Believe me, I'm as guilty as anybody of living in the moment. I have to keep reminding myself that things change - that teams get better … that teams go on hot streaks and have slumps. Who is to say that by February, Notre Dame and Virginia will be as good as we expected in preseason and that FSU will be the ninth-place team the Seminoles were projected to be?
With that said, I can't see Boston College, Virginia Tech, Miami or Clemson making any kind of run. I'm not saying those four teams won't pull a few upsets -- in fact, I'm sure they will - but I'd wager serious money that none will be playing in either the NCAA Tournament or the NIT.

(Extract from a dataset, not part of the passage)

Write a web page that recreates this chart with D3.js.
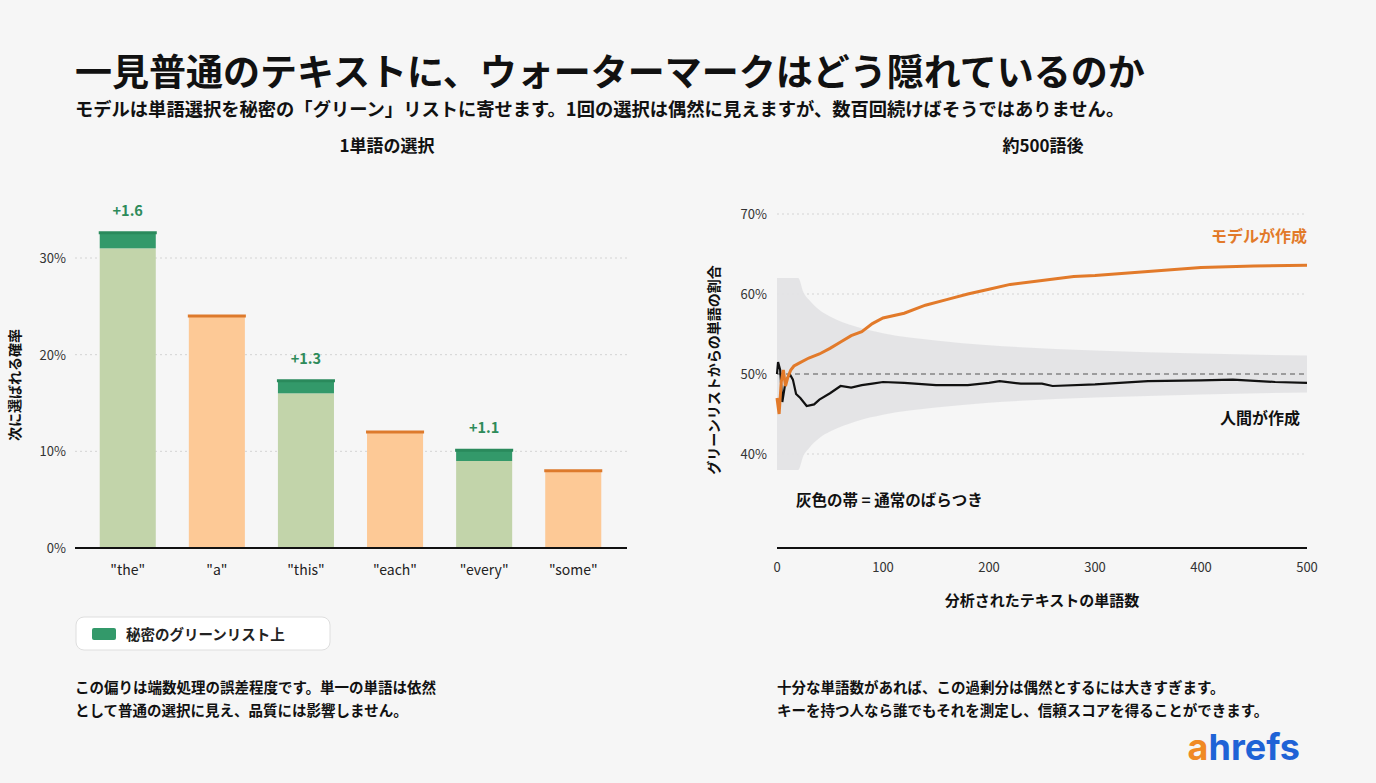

Then again, after four games this season, a Duke football team that was picked last in the Coastal Division was 2-2 and 0-2 in ACC play. Who would have thought the Devils would have rallied from that point to win eight straight games, win the division and finished ranked in the final BCS poll?
As the 2014 ACC basketball season gets underway this weekend, keep that in mind.